The basis of global competition has moved, almost exclusively, to innovation and technology. With the hard lesson of Covid-19 that everything in the world could depend on technology, smart countries are upgrading their technological assets, especially talents, rapidly. Although Malaysia has been making many encouraging efforts and some results achieved, there is still a big room for improvement if we hope to remain competitive and achieve our vision of becoming an entrepreneurial country by 2030. More specifically, if we hope to have a chance at competing effectively with other countries in terms of investment attraction and economic growth, we need to triple our efforts. While I personally do not believe that throwing money at problems is the best way to solve them, I am convinced that a smarter investment of more resources in education, particularly in talent development and applied research is the right way to go. By smart investment, I mean investment in well-thought-out projects, programmes and initiatives that have clear innovation-technology-driven key objectives and results (OKR), and accountability framework. Part of my definition of smart is that there must be a policy in place that protects this investment from politics and political interference, both in hiring those who manage them and in their operations.

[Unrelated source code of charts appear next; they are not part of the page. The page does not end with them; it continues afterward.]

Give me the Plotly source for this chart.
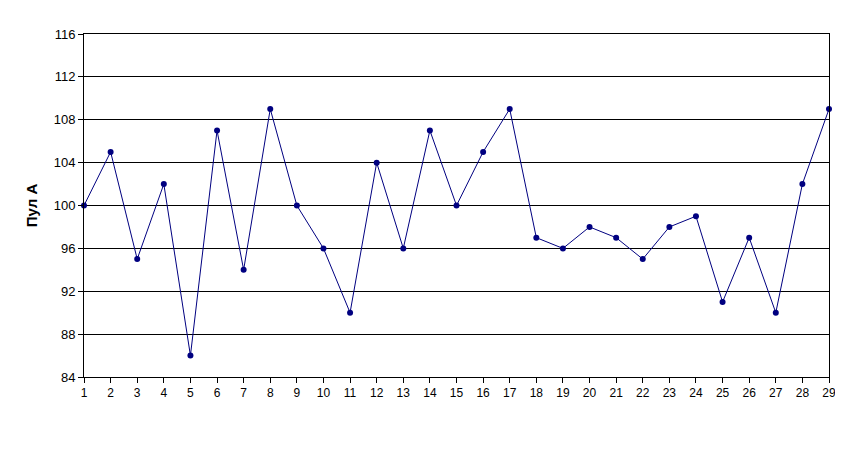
import plotly.graph_objects as go

x_vals = list(range(1, 30))
pul_a = [100, 105, 95, 102, 86, 107, 94, 109, 100, 96, 90, 104, 96, 107, 100,
         105, 109, 97, 96, 98, 97, 95, 98, 99, 91, 97, 90, 102, 109]
y_ticks = [84, 88, 92, 96, 100, 104, 108, 112, 116]
y_title = "Пул А"

fig = go.Figure()
fig.add_trace(go.Scatter(
    x=x_vals, y=pul_a, mode="lines+markers",
    line=dict(color="#000080", width=1),
    marker=dict(color="#000080", size=6),
    showlegend=False, cliponaxis=False,
))

fig.update_layout(
    width=835, height=453,
    margin=dict(l=76, r=7, t=26, b=84),
    paper_bgcolor="white", plot_bgcolor="white",
    font=dict(family="Liberation Sans, Arial", size=12, color="black"),
)
fig.update_xaxes(
    range=[1, 29], tickmode="array", tickvals=x_vals,
    ticktext=[str(v) for v in x_vals],
    showgrid=False, zeroline=False,
    ticks="outside", ticklen=5, tickcolor="black",
    showline=True, linecolor="black", linewidth=1, mirror=True,
    tickfont=dict(size=12),
)
fig.update_yaxes(
    range=[84, 116], tickmode="array", tickvals=y_ticks,
    showgrid=True, gridcolor="black", gridwidth=1, zeroline=False,
    ticks="outside", ticklen=5, tickcolor="black",
    showline=True, linecolor="black", linewidth=1, mirror=True,
    tickfont=dict(size=13),
    title=dict(text="<b>" + y_title + "</b>", font=dict(size=15), standoff=12),
)
fig.write_html("out.html")
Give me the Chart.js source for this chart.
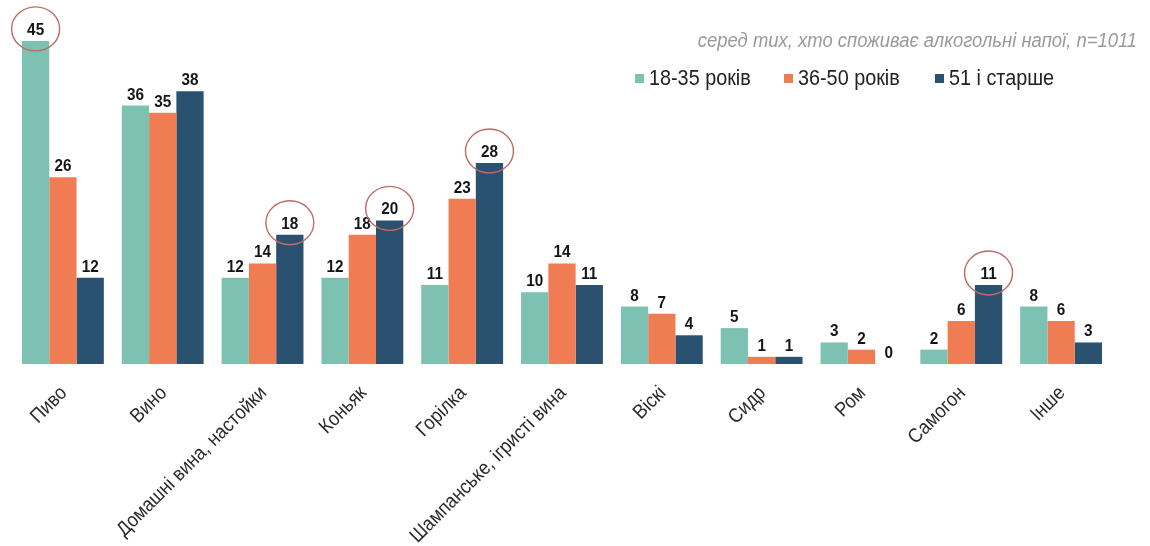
<!DOCTYPE html>
<html lang="uk">
<head>
<meta charset="utf-8">
<title>Вживання алкогольних напоїв за віком</title>
<script src="https://cdn.jsdelivr.net/npm/chart.js@4.4.1/dist/chart.umd.min.js"></script>
<style>
  body { margin: 0; background: #fff; }
  #wrap { position: relative; width: 1150px; height: 546px; font-family: "Liberation Sans", Arial, sans-serif; }
  .narrow { position: absolute; white-space: nowrap; transform: scaleX(0.9); }
  #note {
    right: 13px; top: 28px; transform-origin: right top;
    font-style: italic; font-size: 20.5px; color: #9a9a9a;
  }
  .key { position: absolute; width: 9px; height: 9px; top: 74px; }
  .keytext { top: 65px; font-size: 22px; color: #222; transform-origin: left top; }
</style>
</head>
<body>
<div id="wrap">
  <canvas id="drinks" width="1150" height="546"></canvas>
  <div id="note" class="narrow">серед тих, хто споживає алкогольні напої, n=1011</div>
</div>
<script>
// categories and values (%)
var drinks = ["Пиво", "Вино", "Домашні вина, настойки", "Коньяк", "Горілка",
  "Шампанське, ігристі вина", "Віскі", "Сидр", "Ром", "Самогон", "Інше"];
var age18to35 = [45, 36, 12, 12, 11, 10, 8, 5, 3, 2, 8];
var age36to50 = [26, 35, 14, 18, 23, 14, 7, 1, 2, 6, 6];
var age51plus = [12, 38, 18, 20, 28, 11, 4, 1, 0, 11, 3];
var seriesNames = ["18-35 років", "36-50 років", "51 і старше"];
var seriesColors = ["#7cc1b1", "#f07c54", "#2a5270"];

// [series, category] of values drawn with a circle round them
var circled = [[0, 0], [2, 2], [2, 3], [2, 4], [2, 9]];

// legend in the top right corner
var wrap = document.getElementById("wrap");
var keyLeft = [635, 784, 935];
seriesNames.forEach(function (name, i) {
  var box = document.createElement("div");
  box.className = "key";
  box.style.left = keyLeft[i] + "px";
  box.style.background = seriesColors[i];
  wrap.appendChild(box);
  var txt = document.createElement("div");
  txt.className = "narrow keytext";
  txt.style.left = (keyLeft[i] + 14) + "px";
  txt.textContent = name;
  wrap.appendChild(txt);
});

var FONT = '"Liberation Sans", Arial, sans-serif';

var labelsPlugin = {
  id: "barValues",
  afterDatasetsDraw: function (chart) {
    var ctx = chart.ctx;
    ctx.save();
    ctx.font = "bold 17px " + FONT;
    ctx.fillStyle = "#151515";
    ctx.textAlign = "center";
    ctx.textBaseline = "alphabetic";
    chart.data.datasets.forEach(function (ds, di) {
      chart.getDatasetMeta(di).data.forEach(function (bar, i) {
        ctx.save();
        ctx.translate(bar.x, bar.y - 6);
        ctx.scale(0.9, 1);
        ctx.fillText(ds.data[i], 0, 0);
        ctx.restore();
      });
    });
    ctx.strokeStyle = "#bf6a64";
    ctx.lineWidth = 1.4;
    circled.forEach(function (c) {
      var bar = chart.getDatasetMeta(c[0]).data[c[1]];
      ctx.beginPath();
      ctx.ellipse(bar.x, bar.y - 12, 24, 22, 0, 0, Math.PI * 2);
      ctx.stroke();
    });
    ctx.restore();
  },
  afterDraw: function (chart) {
    // slanted category names under the bars
    var ctx = chart.ctx;
    var xs = chart.scales.x;
    ctx.save();
    ctx.font = "20px " + FONT;
    ctx.fillStyle = "#2a2a2a";
    ctx.textAlign = "right";
    ctx.textBaseline = "alphabetic";
    chart.data.labels.forEach(function (name, i) {
      ctx.save();
      ctx.translate(xs.getPixelForTick(i) + 5, xs.top + 30);
      ctx.rotate(-Math.PI / 4);
      ctx.scale(0.9, 1);
      ctx.fillText(name, 0, 0);
      ctx.restore();
    });
    ctx.restore();
  }
};

new Chart(document.getElementById("drinks"), {
  type: "bar",
  data: {
    labels: drinks,
    datasets: [
      { label: seriesNames[0], data: age18to35, backgroundColor: seriesColors[0] },
      { label: seriesNames[1], data: age36to50, backgroundColor: seriesColors[1] },
      { label: seriesNames[2], data: age51plus, backgroundColor: seriesColors[2] }
    ]
  },
  options: {
    responsive: false,
    animation: false,
    layout: { padding: { left: 13, right: 39, top: 5, bottom: 0 } },
    categoryPercentage: 0.82,
    barPercentage: 1,
    plugins: { legend: { display: false }, tooltip: { enabled: false } },
    scales: {
      y: { display: false, min: 0, max: 50 },
      x: {
        grid: { display: false },
        border: { display: false },
        ticks: { display: false },
        afterFit: function (scale) { scale.height = 182; }
      }
    }
  },
  plugins: [labelsPlugin]
});
</script>
</body>
</html>
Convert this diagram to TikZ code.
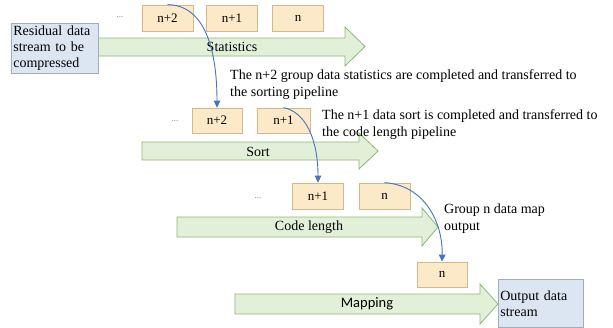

More so, if we are going to win as a country, we must work together as one team. There may be a need to revise policies and practices to encourage or even incentivise ministries and agencies working together coherently and ensuring that all initiatives come with a systematic follow-up and follow through. Equally important and needing to be stressed is that we cannot afford to continue to pursue one-off, ad-hoc initiatives. Instead of multiple programs and initiatives – some of which are duplicitous, with only a marginal outcome, we must pool resources together to pursue a few big, high-impact projects. More than ever before, industries and universities must work hand in hand to push the nation’s innovation agenda. Universities must look beyond ranking and rating, and place more emphasis on talent development. Our curriculum needs serious revamp to make it more relevant to and capable of delivering the skills needed to live and work in the 21st Century. We need an experiential, out-of-classroom framework for teaching any subject that comes with learning activities that get students to acquire such skills as problem-solving, innovation, critical thinking, communication, self-regulation, and productive use of technology.
By and large, we do not necessarily need to reinvent the wheels. Various policies and frameworks are already in place. What we need to do is to revisit, revise where necessary, but more importantly, put in the hard work and the follow-through that is critical for success.
Note: This article is co-authored with Dr Adams Adeiza. Dr Azizi is a professor of accounting information systems at Universiti Malaysia Kelantan (UMK) with a passion for technology, innovation and entrepreneurship. Dr Adams is a senior lecturer at UMK and has experience in the startup ecosystem in both Nigeria and US.